TB: Aimeriez-vous parfois qu’il y ait en Suisse un réseau de musées fédéraux semblable à ceux qui existent en France, en Espagne, etc., où la politique est coordonnée de manière globale? L’absence de larges réseaux nationaux est-elle synonyme de déficit de pilotage pour la politique culturelle dans son ensemble?

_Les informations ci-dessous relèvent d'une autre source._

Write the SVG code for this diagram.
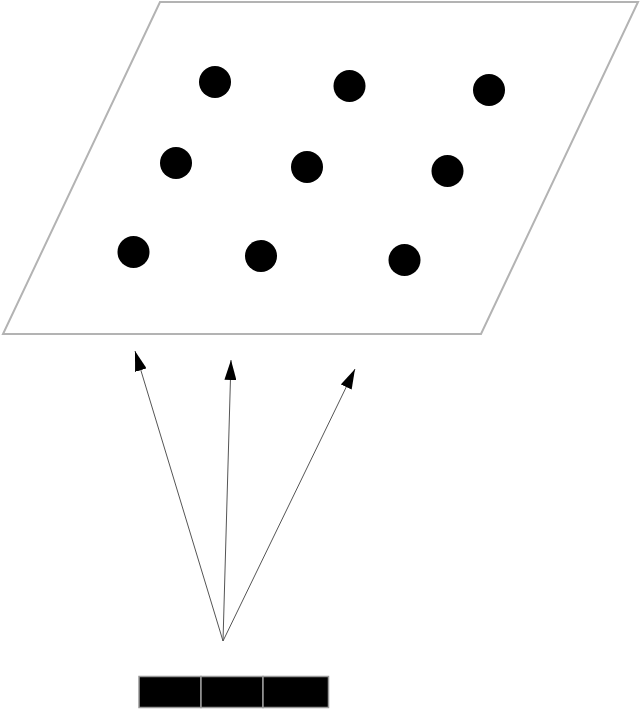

CB: Pour moi, cette question ne se pose pas. Le fédéralisme et la répartition des compétences qui l’accompagne ont de nombreux avantages, y compris sur le plan de la politique culturelle. En Suisse, la culture est l’affaire de toutes et tous, pas seulement d’une élite. La question est la suivante: comment soutenir la culture en Suisse en respectant la répartition des compétences que le fédéralisme implique? Comment la Confédération peut-elle, doit-elle y contribuer dans l’intérêt du pays entier? Il ne s’agit pas de centralisme. À mes yeux, l’Office fédéral de la culture est une instance qui ouvre des possibles, qui coordonne, et qui parfois aussi initie. Prenons par exemple la transition numérique. Si chaque musée met en place son propre archivage numérique à long terme, ce n’est pas très efficient. Il est sans doute plus judicieux de s’asseoir autour d’une table et de réfléchir ensemble à la meilleure manière de répondre à ce besoin commun, qui nécessite des moyens conséquents. Permettre ces discussions et les coordonner, cela fait partie des missions de la Confédération.